O T’ELEVI O TE LEVI - YAHOO, AOL, MYSPACE, ALTAVISTA: SONO MOLTI GLI EX GIGANTI DEL WEB SCONFITTI E VENDUTI PER QUATTRO SOLDI - IL MOTIVO? NEL DIGITALE NON ESISTONO RENDITE DI POZIONE, CHI NON INNOVA COLA A PICCO - GOOGLE, FACEBOOK, APPLE, E INVESTONO MILIARDI OGNI ANNO PER NON ESSERE SUPERATI
Filippo Santelli per “la Repubblica”
Fulmineo, a volte spietato. Prendere o lasciare, è questo il gioco della Silicon Valley. Chi sta in alto, sulla cresta dell’innovazione, della popolarità, del valore, rischia di affondare. Per ogni Facebook, Apple o Google di cui si celebrano i fasti, ci sono una Aol, una MySpace, una Altavista di cui ci siamo già scordati. Vecchie glorie tecnologiche sommerse, un cimitero che questa settimana si è arricchito di un altro relitto. Non uno qualsiasi: Yahoo, la società che al suo apice era la porta di accesso alla Rete. Valeva 125 miliardi di dollari, è stata venduta a Verizon per 4,5, senza più punto esclamativo, destinata a sparire dentro Aol.
Di mezzo c’è anche la follia della speculazione. Prendete Pets.com, e-commerce di prodotti per animali emblema della bolla tech di inizio millennio, capace di passare in pochi mesi da 11 dollari a 19 cent di valutazione. Eppure dietro alle montagne russe delle aziende web c’è qualcosa di più sostanziale: “disruption” la chiamano, nuova veste digitale della distruzione creatrice del capitalismo.
«L’incrocio tra innovazione tecnologica e nuove abitudini culturali, che produce un diverso modello di impresa», sintetizza Paolo Cellini, professore di Economia digitale alla Luiss. Si ripete ovunque, questo schema. Aol per esempio fu la società che portò gli Stati Uniti sul web, insegnando loro a usare le mail. Finché una connessione ultra veloce fu a disposizione di tutti.
Così la società, che alla fusione con Time Warner, nel 2000, valeva oltre 220 miliardi di dollari, l’anno scorso è stata comprata da Verizon, sempre lei, per 4,4. Somiglia al caso di Tiscali, pioniere della Rete in Italia, che nel 2000 arrivò a valere in Borsa oltre 18 miliardi di euro, proiettandosi più in alto della Fiat. Per poi sgonfiarsi e ricominciare da zero.

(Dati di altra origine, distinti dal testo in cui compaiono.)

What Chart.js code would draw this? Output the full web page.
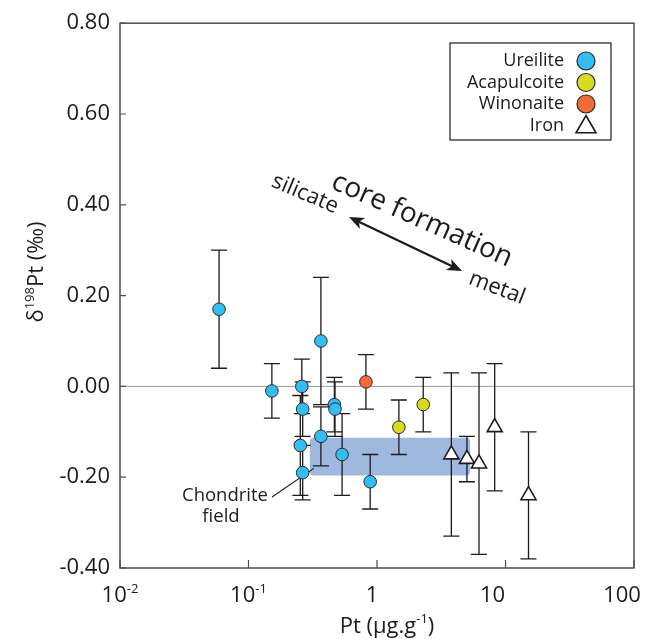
<!DOCTYPE html>
<html><head><meta charset="utf-8">
<script src="https://cdn.jsdelivr.net/npm/chart.js@4/dist/chart.umd.min.js"></script>
<style>html,body{margin:0;padding:0;background:#fff;}canvas{display:block;}</style>
</head><body>
<canvas id="c" width="646" height="639"></canvas>
<script>
// ---- data ----
const ureiliteX   = [0.059, 0.152, 0.26, 0.264, 0.253, 0.264, 0.366, 0.366, 0.466, 0.471, 0.535, 0.885];
const ureiliteY   = [0.17, -0.01, 0.00, -0.05, -0.13, -0.19, 0.10, -0.11, -0.04, -0.05, -0.15, -0.21];
const ureiliteErr = [0.13, 0.06, 0.06, 0.06, 0.11, 0.06, 0.14, 0.065, 0.06, 0.06, 0.09, 0.06];
const acapulcoiteX   = [1.48, 2.29];
const acapulcoiteY   = [-0.09, -0.04];
const acapulcoiteErr = [0.06, 0.06];
const winonaiteX   = [0.82];
const winonaiteY   = [0.01];
const winonaiteErr = [0.06];
const ironX   = [3.79, 5.01, 6.22, 8.24, 15.1];
const ironY   = [-0.15, -0.16, -0.17, -0.09, -0.24];
const ironErr = [0.18, 0.05, 0.20, 0.14, 0.14];
const chondriteFieldX = [0.30, 5.3];
const chondriteFieldY = [-0.113, -0.196];
const xTickValues = [0.01, 0.1, 1, 10, 100];
const xTickBase   = ['10', '10', '1', '10', '100'];
const xTickExp    = ['-2', '-1', '', '', ''];
const legendLabels = ['Ureilite', 'Acapulcoite', 'Winonaite', 'Iron'];

const FONT = "'Open Sans', 'Noto Sans', sans-serif";
const INK = '#1e1a1b';
const colUre = '#34bdf0', colAca = '#d8dc1e', colWin = '#f26a35';

function pts(xs, ys){ return xs.map((x,i)=>({x:x, y:ys[i]})); }

const framePlugin = {
  id: 'frame',
  beforeDatasetsDraw(chart){
    const {ctx, chartArea:a, scales:{x, y}} = chart;
    ctx.save();
    // zero line
    const y0 = y.getPixelForValue(0);
    ctx.strokeStyle = '#9a9a9a'; ctx.lineWidth = 1;
    ctx.beginPath(); ctx.moveTo(a.left, y0); ctx.lineTo(a.right, y0); ctx.stroke();
    // chondrite field
    const fx1 = x.getPixelForValue(chondriteFieldX[0]), fx2 = x.getPixelForValue(chondriteFieldX[1]);
    const fy1 = y.getPixelForValue(chondriteFieldY[0]), fy2 = y.getPixelForValue(chondriteFieldY[1]);
    ctx.fillStyle = '#9fb8de';
    ctx.beginPath(); ctx.roundRect(fx1, fy1, fx2-fx1, fy2-fy1, 4); ctx.fill();
    // leader line + label
    ctx.strokeStyle = INK; ctx.lineWidth = 1.1;
    ctx.beginPath(); ctx.moveTo(272, 497); ctx.lineTo(fx1+4, fy2-7); ctx.stroke();
    ctx.fillStyle = INK; ctx.font = '18.5px ' + FONT; ctx.textBaseline = 'middle';
    ctx.textAlign = 'right'; ctx.fillText('Chondrite', 268, 496);
    ctx.textAlign = 'center'; ctx.fillText('field', 221, 517);
    // error bars
    ctx.strokeStyle = INK; ctx.lineWidth = 1.3;
    chart.data.datasets.forEach(ds => {
      if (!ds.err) return;
      ds.data.forEach((p, i) => {
        const px = x.getPixelForValue(p.x);
        const pt = y.getPixelForValue(p.y + ds.err[i]);
        const pb = y.getPixelForValue(p.y - ds.err[i]);
        ctx.beginPath();
        ctx.moveTo(px, pt); ctx.lineTo(px, pb);
        ctx.moveTo(px-8, pt); ctx.lineTo(px+8, pt);
        ctx.moveTo(px-8, pb); ctx.lineTo(px+8, pb);
        ctx.stroke();
      });
    });
    // frame
    ctx.strokeStyle = '#4d4d4d'; ctx.lineWidth = 1.5;
    ctx.strokeRect(a.left, a.top, a.right-a.left, a.bottom-a.top);
    // inward ticks
    ctx.lineWidth = 1.2;
    ctx.beginPath();
    y.ticks.forEach(t => {
      const py = y.getPixelForValue(t.value);
      ctx.moveTo(a.left, py); ctx.lineTo(a.left+6, py);
    });
    xTickValues.forEach(v => {
      const px = x.getPixelForValue(v);
      ctx.moveTo(px, a.bottom); ctx.lineTo(px, a.bottom-8);
    });
    ctx.stroke();
    ctx.restore();
  },
  afterDraw(chart){
    const {ctx, chartArea:a, scales:{x, y}} = chart;
    ctx.save();
    ctx.fillStyle = INK;
    // x tick labels with superscripts
    const shift = [0, 0, -5, -13, -12];
    xTickValues.forEach((v, i) => {
      const px = x.getPixelForValue(v) + shift[i];
      ctx.font = '22px ' + FONT;
      const wb = ctx.measureText(xTickBase[i]).width;
      ctx.font = '13px ' + FONT;
      const we = xTickExp[i] ? ctx.measureText(xTickExp[i]).width : 0;
      const x0 = px - (wb + we)/2;
      ctx.textAlign = 'left'; ctx.textBaseline = 'alphabetic';
      ctx.font = '22px ' + FONT; ctx.fillText(xTickBase[i], x0, 602);
      if (xTickExp[i]) { ctx.font = '13px ' + FONT; ctx.fillText(xTickExp[i], x0 + wb, 593); }
    });
    // x title
    {
      const p1 = 'Pt (µg.g', sup = '-1', p2 = ')';
      ctx.font = '22px ' + FONT; const w1 = ctx.measureText(p1).width, w3 = ctx.measureText(p2).width;
      ctx.font = '13px ' + FONT; const w2 = ctx.measureText(sup).width;
      const x0 = 387 - (w1+w2+w3)/2;
      ctx.font = '22px ' + FONT; ctx.fillText(p1, x0, 633); ctx.fillText(p2, x0+w1+w2, 633);
      ctx.font = '13px ' + FONT; ctx.fillText(sup, x0+w1, 623);
    }
    // y title
    {
      ctx.save(); ctx.translate(43, 272); ctx.rotate(-Math.PI/2);
      const p1 = 'δ', sup = '198', p2 = 'Pt (‰)';
      ctx.font = '22px ' + FONT; const w1 = ctx.measureText(p1).width, w3 = ctx.measureText(p2).width;
      ctx.font = '13px ' + FONT; const w2 = ctx.measureText(sup).width;
      const x0 = -(w1+w2+w3)/2;
      ctx.font = '22px ' + FONT; ctx.fillText(p1, x0, 0); ctx.fillText(p2, x0+w1+w2, 0);
      ctx.font = '13px ' + FONT; ctx.fillText(sup, x0+w1, -9);
      ctx.restore();
    }
    // legend
    ctx.strokeStyle = INK; ctx.lineWidth = 1.2;
    ctx.strokeRect(450, 43, 161, 97);
    const rows = [61, 82.5, 104, 126];
    const cols = [colUre, colAca, colWin, null];
    ctx.font = '18px ' + FONT; ctx.textAlign = 'right'; ctx.textBaseline = 'middle';
    legendLabels.forEach((lab, i) => {
      ctx.fillStyle = INK; ctx.fillText(lab, 564, rows[i]);
      if (cols[i]) {
        ctx.beginPath(); ctx.arc(586, rows[i], 9, 0, Math.PI*2);
        ctx.fillStyle = cols[i]; ctx.fill(); ctx.lineWidth = 1.2; ctx.strokeStyle = '#2a2a2a'; ctx.stroke();
      } else {
        const r = 11.5, cy = rows[i] + 1;
        ctx.beginPath();
        ctx.moveTo(586, cy - r); ctx.lineTo(586 + r*0.866, cy + r*0.5); ctx.lineTo(586 - r*0.866, cy + r*0.5); ctx.closePath();
        ctx.fillStyle = '#fff'; ctx.fill(); ctx.lineWidth = 1.6; ctx.strokeStyle = INK; ctx.stroke();
      }
    });
    // core formation annotation
    ctx.fillStyle = INK; ctx.textAlign = 'center'; ctx.textBaseline = 'middle';
    const rotText = (t, cx, cy, ang, size) => {
      ctx.save(); ctx.translate(cx, cy); ctx.rotate(ang*Math.PI/180);
      ctx.font = size + 'px ' + FONT; ctx.fillText(t, 0, 0); ctx.restore();
    };
    rotText('core formation', 422, 220, 24, 28);
    rotText('silicate', 305, 194, 23, 22);
    rotText('metal', 497, 288, 21, 22);
    // double arrow
    const ax1 = 349, ay1 = 217, ax2 = 462, ay2 = 271;
    const ang = Math.atan2(ay2-ay1, ax2-ax1);
    ctx.strokeStyle = INK; ctx.lineWidth = 2.2;
    ctx.beginPath(); ctx.moveTo(ax1 + 8*Math.cos(ang), ay1 + 8*Math.sin(ang));
    ctx.lineTo(ax2 - 8*Math.cos(ang), ay2 - 8*Math.sin(ang)); ctx.stroke();
    const head = (hx, hy, a) => {
      ctx.save(); ctx.translate(hx, hy); ctx.rotate(a);
      ctx.beginPath(); ctx.moveTo(0,0); ctx.lineTo(-15, -6); ctx.lineTo(-11, 0); ctx.lineTo(-15, 6); ctx.closePath();
      ctx.fill(); ctx.restore();
    };
    head(ax2, ay2, ang); head(ax1, ay1, ang + Math.PI);
    ctx.restore();
  }
};

new Chart(document.getElementById('c'), {
  type: 'scatter',
  data: { datasets: [
    { label: 'Ureilite', data: pts(ureiliteX, ureiliteY), err: ureiliteErr,
      backgroundColor: colUre, borderColor: '#2a2a2a', borderWidth: 1, pointRadius: 6.3, pointStyle: 'circle' },
    { label: 'Acapulcoite', data: pts(acapulcoiteX, acapulcoiteY), err: acapulcoiteErr,
      backgroundColor: colAca, borderColor: '#2a2a2a', borderWidth: 1, pointRadius: 6.3, pointStyle: 'circle' },
    { label: 'Winonaite', data: pts(winonaiteX, winonaiteY), err: winonaiteErr,
      backgroundColor: colWin, borderColor: '#2a2a2a', borderWidth: 1, pointRadius: 6.3, pointStyle: 'circle' },
    { label: 'Iron', data: pts(ironX, ironY), err: ironErr,
      backgroundColor: '#ffffff', borderColor: INK, borderWidth: 1.6, pointRadius: 8.7, pointStyle: 'triangle' }
  ]},
  options: {
    responsive: false, animation: false,
    layout: { padding: { left: 0, right: 12, top: 18, bottom: 0 } },
    plugins: { legend: { display: false }, tooltip: { enabled: false } },
    scales: {
      x: { type: 'logarithmic', min: 0.01, max: 100,
           grid: { display: false, drawTicks: false }, border: { display: false },
           ticks: { display: false }, afterFit(s){ s.height = 71; } },
      y: { type: 'linear', min: -0.4, max: 0.8,
           grid: { display: false, drawTicks: false }, border: { display: false },
           ticks: { stepSize: 0.2, padding: 10, color: INK, font: { family: FONT, size: 22 },
                    callback: v => (Math.abs(v) < 1e-9 ? 0 : v).toFixed(2) },
           afterFit(s){ s.width = 120; } }
    }
  },
  plugins: [framePlugin]
});
</script>
</body></html>
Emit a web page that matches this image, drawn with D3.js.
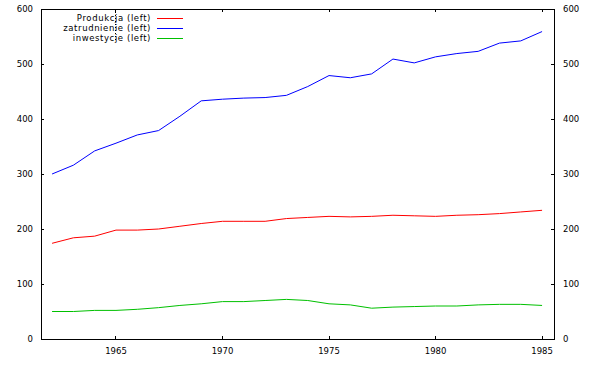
<!DOCTYPE html>
<html>
<head>
<meta charset="utf-8">
<script src="https://cdn.jsdelivr.net/npm/d3@7"></script>
<style>
  body { margin: 0; background: #fff; }
  text { font-family: "DejaVu Sans", sans-serif; font-size: 8.5px; fill: #000; }
  .legend text { letter-spacing: 0.6px; }
</style>
</head>
<body>
<div id="chart"></div>
<script>
(function() {
    const width = 595,
          height = 365;

    // data
    const years = d3.range(1962, 1986);
    const produkcja = [174, 184, 187, 198, 198, 200, 205, 210, 214, 214, 214, 219, 221, 223, 222, 223, 225, 224, 223, 225, 226, 228, 231, 234];
    const zatrudnienie = [300, 316, 342, 356, 371, 379, 405, 433, 436, 438, 439, 443, 459, 479, 475, 482, 509, 502, 513, 519, 523, 538, 542, 559];
    const inwestycje = [50, 50, 52, 52, 54, 57, 61, 64, 68, 68, 70, 72, 70, 64, 62, 56, 58, 59, 60, 60, 62, 63, 63, 61];
    const yTicks = [0, 100, 200, 300, 400, 500, 600];
    const xTicks = [1965, 1970, 1975, 1980, 1985];

    const series = [
        { name: "Produkcja (left)", values: produkcja, color: "#ff0000" },
        { name: "zatrudnienie (left)", values: zatrudnienie, color: "#0000ff" },
        { name: "inwestycje (left)", values: inwestycje, color: "#00c000" }
    ];

    const left = 41, right = 554, top = 9, bottom = 339;

    const svg = d3.select("#chart")
        .append("svg")
        .attr("width", width)
        .attr("height", height);

    const x = d3.scaleLinear().domain([1961.48, 1985.56]).range([left, right]);
    const y = d3.scaleLinear().domain([0, 600]).range([bottom, top]);

    // ticks (inward) on all four sides
    const tickLen = 3;
    const g = svg.append("g").attr("shape-rendering", "crispEdges");
    yTicks.forEach(v => {
        g.append("line").attr("x1", left).attr("x2", left + tickLen)
            .attr("y1", y(v)).attr("y2", y(v)).attr("stroke", "#000");
        g.append("line").attr("x1", right).attr("x2", right - tickLen)
            .attr("y1", y(v)).attr("y2", y(v)).attr("stroke", "#000");
        svg.append("text").attr("x", left - 8).attr("y", y(v) + 3)
            .attr("text-anchor", "end").text(v);
        svg.append("text").attr("x", right + 9).attr("y", y(v) + 3)
            .attr("text-anchor", "start").text(v);
    });
    xTicks.forEach(v => {
        g.append("line").attr("x1", x(v)).attr("x2", x(v))
            .attr("y1", bottom).attr("y2", bottom - tickLen).attr("stroke", "#000");
        g.append("line").attr("x1", x(v)).attr("x2", x(v))
            .attr("y1", top).attr("y2", top + tickLen).attr("stroke", "#000");
        svg.append("text").attr("x", x(v)).attr("y", bottom + 15)
            .attr("text-anchor", "middle").text(v);
    });

    // dotted mark running down through the legend
    g.append("line").attr("x1", x(1965)).attr("x2", x(1965))
        .attr("y1", top).attr("y2", 42)
        .attr("stroke", "#000").attr("stroke-dasharray", "1,2");

    // frame
    g.append("rect")
        .attr("x", left).attr("y", top)
        .attr("width", right - left).attr("height", bottom - top)
        .attr("fill", "none").attr("stroke", "#000");

    // lines
    const line = d3.line()
        .x((d, i) => x(years[i]))
        .y(d => y(d));

    svg.selectAll(".series")
        .data(series)
        .enter().append("path")
        .attr("class", "series")
        .attr("d", d => line(d.values))
        .attr("fill", "none")
        .attr("stroke", d => d.color)
        .attr("stroke-width", 1);

    // legend (text right aligned, sample to the right)
    const legend = svg.selectAll(".legend")
        .data(series)
        .enter().append("g")
        .attr("class", "legend")
        .attr("transform", (d, i) => `translate(0, ${18 + i * 10})`);

    legend.append("text")
        .attr("x", 151).attr("y", 3)
        .attr("text-anchor", "end")
        .text(d => d.name);
    legend.append("line")
        .attr("x1", 157).attr("x2", 183)
        .attr("y1", 0).attr("y2", 0)
        .attr("stroke", d => d.color)
        .attr("shape-rendering", "crispEdges");
})();
</script>
</body>
</html>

Di cadute e promesse non mantenute è piena la storia del web. Il browser Netscape alla fine degli anni ‘90 fu soppiantato da Explorer, perché Microsoft lo aveva installato su tutti i sistemi Windows. Il motore di ricerca Altavista ha preceduto Google, ma non è stato capace di inventare quel geniale modo di farci soldi centrato sulla pubblicità.
E quando la News Corp di Rupert Murdoch si pappò MySpace per 580 milioni di dollari, pensava di essersi accaparrata “il” social network. Se non fosse che Facebook, di lì a poco, avrebbe convinto gli utenti che è bello mettere la faccia in Rete. Oggi MySpace, rivenduta per 35 milioni, è una nicchia per musicofili. E ora Yahoo, che dominava il web dei portali, quello con un unico portone di acceso, ma ha perso, sempre contro Google, in quello oceanico della ricerca.
Anche in altri settori i dominatori falliscono, superati da soggetti. «Ma nel digitale i consumatori sono al centro, e questo ha reso il processo molto più veloce», dice Cellini. Spesso con un solo vincitore, come ha scritto il guru Peter Thiel, creatore di PayPal e ora investitore d’assalto. Quelli del momento si chiamano Google, Facebook, Apple, e investono miliardi ogni anno per non essere superati. C’è chi dice con successo, imbattibili. Ma lo si diceva anche ieri di Microsoft, o l’altro ieri di Yahoo. «È impossibile capire da dove arriva la ‘disruption’», dice Cellini. E’ l’innovazione, bellezza, prendere o lasciare.